La Casa de los Colomera. ¿Os suena ese nombre? Esa enorme casa de cuatro plantas en el número tres de la plaza de las Tendillas. Construida en 1928, su aspecto majestuoso la ha hecho merecedora de una serie de leyendas que me han hecho esbozar una sonrisa de complicidad. Porque yo me he criado frente a esa gran verja de metal que, como en muchas películas de terror, da paso a largos pasillos y escondidos rincones. ¿Miedo? Nada más lejos de la realidad: siendo niño, he recorrido esa casa con Guillermo. nieto de la condesa, cuando los críos jugaban a correr e imaginar sin la ayuda de ordenadores o televisión.

Los edificios se construyen con ladrillos, pero los recuerdos se cimentan en experiencias vividas. ¡Y recuerdo tantas cosas de esa casa! Recuerdo las dos armaduras que presidían el rellano de la escalera y que soñábamos con que cobraran vida. Recuerdo los perros por los pasillos de la segunda planta. Recuerdo el patio donde se daban clases de sevillanas y baile flamenco. Recuerdo, recuerdo, recuerdo... Tanta vida en una casa que ha marcado mi infancia.

Como en una serie de televisión, desfilan personajes entrañables por mi memoria que me acompañarán de por vida. El mismo crío, que disfrutaba de los helados de La Flor de Levante, es el que recibía a escondidas galletas de Rafaela; una afable mujer que se encargaba de las labores de cocina y que limpiaba sus manos con esmero en su delantal, antes de pellizcarme las mejillas.
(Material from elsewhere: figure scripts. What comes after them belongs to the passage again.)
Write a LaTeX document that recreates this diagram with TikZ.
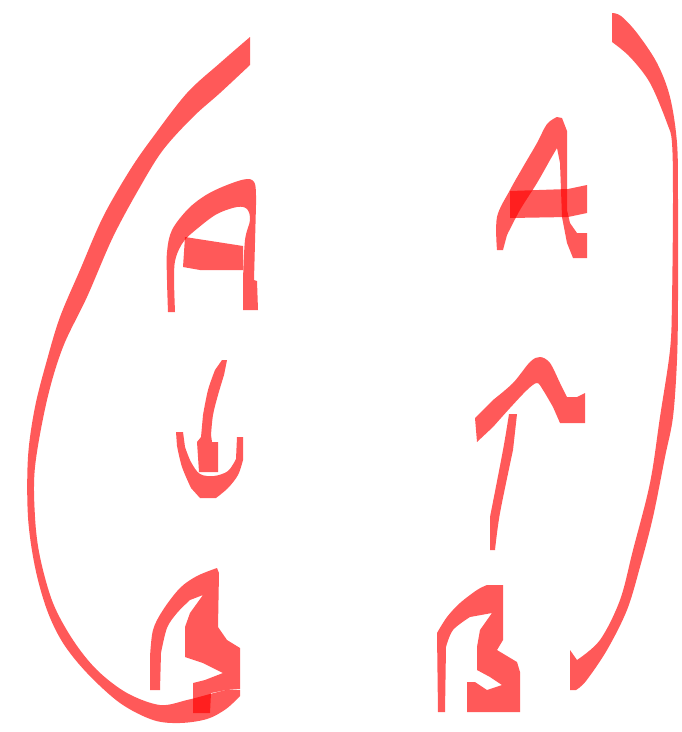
\documentclass[tikz,border=0pt]{standalone}
\tikzset{sketch/.style={
  x=1pt,y=-1pt,
  line join=round,line cap=round
},
ink/.style={fill=red,fill opacity=0.65},
curve/.style={smooth,tension=0.55}
}

\begin{document}
\begin{tikzpicture}[sketch]
  \useasboundingbox (0,0) rectangle (682,732);

  % left bracket
  \fill[ink] plot[curve] coordinates {(250,37) (220,63) (187,93) (153,137) (130,170)
      (103,217) (80,270) (60,317) (47,360) (35,407) (28,457) (28,517) (35,567)
      (47,610) (63,643) (87,673) (120,703) (153,720) (180,723) (207,719) (226,709) (240,696)}
    -- (240,690)
    -- plot[curve] coordinates {(226,690) (210,694) (187,700) (160,705) (127,693)
      (97,670) (73,640) (53,603) (40,557) (35,517) (35,467) (47,400) (63,347)
      (87,297) (113,237) (140,187) (163,150) (193,117) (220,93) (250,65)} -- cycle;

  % right bracket
  \fill[ink] plot[curve] coordinates {(612,13) (621,16) (637,33) (657,63) (670,97)
      (677,143) (678,200) (678,300) (677,360) (673,417) (665,457) (653,517)
      (640,567) (627,610) (607,650) (586,681) (576,690)}
    -- (570,690) -- (570,650)
    -- plot[curve] coordinates {(577,660) (600,640) (620,600) (633,550) (650,483)
      (660,417) (670,350) (672,300) (673,200) (672,143) (667,123) (650,83)
      (630,57) (612,42)} -- cycle;

  % left A
  \fill[ink] plot[curve] coordinates {(168,312) (167,280) (167,252) (172,230) (188,209)
      (206,195) (227,185) (247,179) (255,184) (256,205)}
    -- (254,280) -- (257,281) -- (258,310) -- (243,310)
    -- plot[curve] coordinates {(243,280) (245,240) (250,220) (247,209) (237,207)
      (217,214) (198,228) (184,241) (176,257) (174,275) (175,312)} -- cycle;
  \fill[ink] (185,237) -- (243,246) -- (243,270) -- (200,270) -- (183,267) -- cycle;

  % left arrow, down
  \fill[ink] (222,360) -- (227,360) -- plot[curve] coordinates {(224,375) (218,395)
      (213,415) (211,435)} -- (212,442) -- (218,442) -- (218,472) -- (199,472)
    -- (197,442) -- (201,437) -- plot[curve] coordinates {(203,415) (208,390) (215,370)} -- cycle;
  \fill[ink] (176,432) -- (183,432)
    -- plot[curve] coordinates {(185,447) (191,462) (200,474) (214,476) (228,471) (236,459)}
    -- (237,437) -- (243,437)
    -- plot[curve] coordinates {(243,460) (238,475) (228,488) (216,498)}
    -- (200,498) -- plot[curve] coordinates {(191,488) (182,467) (177,446)} -- cycle;

  % left B
  \fill[ink] (150,690) -- plot[curve] coordinates {(150,657) (153,630) (163,610)
      (180,588) (197,576) (217,568)} -- (219,573) -- (218,627) -- (227,640)
    -- (240,648) -- (240,689) -- (226,690) -- (211,693) -- (210,713) -- (193,713)
    -- (193,683) -- (205,680) -- (223,673) -- (203,663) -- (185,657) -- (185,627)
    -- (190,613) -- (203,595)
    -- plot[curve] coordinates {(190,600) (177,613) (167,628) (161,653)} -- (160,690) -- cycle;

  % right A
  \fill[ink] plot[curve] coordinates {(497,250) (497,217) (510,190) (523,167) (537,143)
      (547,124) (557,117)} -- (562,118) -- (567,131) -- (567,210) -- (570,223)
    -- (577,233) -- (587,233) -- (587,258) -- (573,258) -- (567,243) -- (562,217)
    -- (560,163) -- (557,148)
    -- plot[curve] coordinates {(550,160) (537,183) (520,210) (507,235)} -- (503,250) -- cycle;
  \fill[ink] (510,191) -- (568,189) -- (587,185) -- (587,213) -- (568,217) -- (510,218) -- cycle;

  % right arrow, up
  \fill[ink] (490,550) -- plot[curve] coordinates {(490,517) (503,450) (509,414)}
    -- (517,414) -- plot[curve] coordinates {(513,450) (500,513) (495,550)} -- cycle;
  \fill[ink] (475,418) -- plot[curve] coordinates {(493,400) (513,383) (530,362)
      (540,357) (550,363) (560,383) (567,397)} -- (577,397) -- (585,393) -- (585,423)
    -- (560,423) -- plot[curve] coordinates {(553,407) (543,390) (537,383) (527,390)
      (510,408) (493,427)} -- (477,442) -- cycle;

  % right B
  \fill[ink] (438,712) -- plot[curve] coordinates {(437,633) (447,617) (460,603)
      (477,590) (487,585)} -- (503,585) -- (503,640) -- (497,650) -- (517,662)
    -- (520,672) -- (520,712) -- (467,712) -- (467,682) -- (475,682) -- (487,690)
    -- (502,685) -- (490,677) -- (477,670) -- (477,647) -- (480,630) -- (492,613)
    -- plot[curve] coordinates {(470,617) (453,630) (446,647)} -- (445,712) -- cycle;
\end{tikzpicture}
\end{document}
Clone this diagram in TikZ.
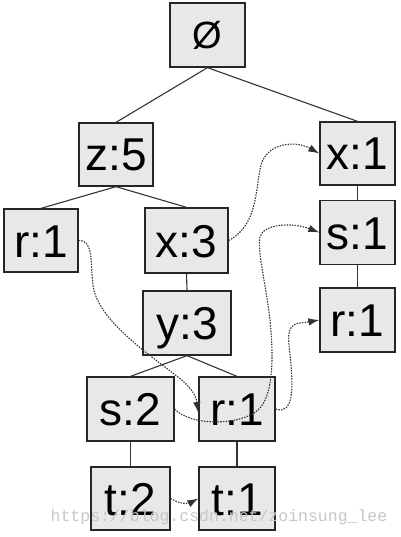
\documentclass[tikz,border=0pt]{standalone}
\usepackage{fontspec}
\setmainfont{Liberation Sans}
\newfontfamily\wmfont{Liberation Mono}
\usetikzlibrary{arrows.meta}
\tikzset{
  box/.style={draw=black!85, line width=1.3pt, fill=black!9, inner sep=0pt,
    font=\fontsize{46}{46}\selectfont, text height=33pt, text depth=0pt},
  edge/.style={draw=black!80, line width=1.1pt},
  link/.style={draw=black!80, line width=1.1pt, dash pattern=on 1.5pt off 1.2pt,
    -{Latex[length=11pt,width=7.5pt]}},
}
\begin{document}
\begin{tikzpicture}[x=1pt,y=-1pt]
\path[fill=white] (0,0) rectangle (400,537);
\useasboundingbox (0,0) rectangle (400,537);

\node[box, minimum width=75pt, minimum height=64pt, font=\fontsize{38}{38}\selectfont, text height=28pt] (root) at (207.5,35) {Ø};
\node[box, minimum width=74pt, minimum height=63pt] (z5) at (116,154.5) {z:5};
\node[box, minimum width=75pt, minimum height=63pt] (x1) at (357.5,153.5) {x:1};
\node[box, minimum width=74pt, minimum height=63pt] (r1a) at (41,240.5) {r:1};
\node[box, minimum width=83pt, minimum height=65pt] (x3) at (186.5,240.5) {x:3};
\node[box, minimum width=75pt, minimum height=64pt] (s1) at (357.5,232.5) {s:1};
\node[box, minimum width=75pt, minimum height=64pt] (r1b) at (357.5,320) {r:1};
\node[box, minimum width=88pt, minimum height=64pt] (y3) at (187,323) {y:3};
\node[box, minimum width=87pt, minimum height=64pt] (s2) at (130.5,409) {s:2};
\node[box, minimum width=76pt, minimum height=64pt] (r1c) at (237,409) {r:1};
\node[box, minimum width=79pt, minimum height=63pt] (t2) at (130.5,498.5) {t:2};
\node[box, minimum width=76pt, minimum height=63pt] (t1) at (237,498.5) {t:1};

\draw[edge] (root.south) -- (z5.north);
\draw[edge] (root.south) -- (x1.north);
\draw[edge] (z5.south) -- (r1a.north);
\draw[edge] (z5.south) -- (x3.north);
\draw[edge] (x3.south) -- (y3.north);
\draw[edge] (y3.south) -- (s2.north);
\draw[edge] (y3.south) -- (r1c.north);
\draw[edge] (s2.south) -- (t2.north);
\draw[edge] (r1c.south) -- (t1.north);
\draw[edge] (x1.south) -- (s1.north);
\draw[edge] (s1.south) -- (r1b.north);

% dotted links
\draw[link] (x3.east) .. controls (258,225) and (255,190) .. (261,165)
  .. controls (267,143) and (295,140) .. (x1.west);
\draw[link] (r1a.east) .. controls (94,240) and (90,262) .. (93,285)
  .. controls (97,320) and (150,355) .. (178,377)
  .. controls (192,388) and (196,396) .. ([yshift=-4pt]r1c.west);
\draw[link] (s2.east) .. controls (190,426) and (240,426) .. (258,410)
  .. controls (275,395) and (273,350) .. (270,320)
  .. controls (266,285) and (257,250) .. (260,237)
  .. controls (263,224) and (292,222) .. (s1.west);
\draw[link] (r1c.east) .. controls (293,415) and (293,390) .. (291,365)
  .. controls (289,340) and (284,325) .. (300,323)
  .. controls (308,322) .. (r1b.west);
\draw[link] (t2.east) .. controls (180,505) and (190,503) .. (t1.west);

\node[text=black!22, font=\wmfont\fontsize{16.5}{16.5}\selectfont] (wm) at (219,517) {https://blog.csdn.net/zoinsung\_lee};
\end{tikzpicture}
\end{document}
También Rafael --el chofer de la señora--, su queridísima esposa Mª Carmen e hijas que formaban parte de ese enjambre que parecía no estar, pero siempre estaba.

He tenido la suerte, como ya he dicho, de recorrer la casona, de punta a punta, y conocer a gran parte de esa familia que tanto cariño ha guardado a los kiosqueros de las Tendillas: los Colomera. Aprendí que una familia no es ilustre por un título o apellido sino por cómo me tratan y puedo presumir de tener el cariño de tantos de ellos... La preocupación por mi madre tras el fallecimiento de mi padre. Los «buenos días» de doña Magdalena, hija de la condesa, que aún hoy perduran al pasar por el kiosco. Los gestos cómplices de don Antonio Alarcón que, hasta poco antes de fallecer, me regalaba cien anécdotas y mil sonrisas. Mª Carmen, otra de las hijas de la condesa, y su esposo Diego, que tantas tardes me dejaron pasar en su casa mientras mis padres trabajaban. Doña Pepita, don Luis, don Rafael, doña Ceci, todos y cada uno con un trato exquisito con nosotros... Si alguna vez lo he obviado, que sepan que les estoy eternamente agradecido.

Y, por supuesto, no quiero acabar el artículo sin recordar a la difunta condesa, doña Magdalena. Esa mujer que podía admirar en un cuadro pintado por Julio Romero de Torres o que nos entretenía a su nieto y a mí, contándonos historias de miedo. En esta casa nunca habrá fantasmas, sino un recuerdo imborrable de una mujer única y entrañable y su familia. Ahora veo como están sacando muebles de esta casa que pronto será un lujoso hotel. Da igual, yo seguiré diciendo que trabajo en el kiosco junto a «la casa de la condesa».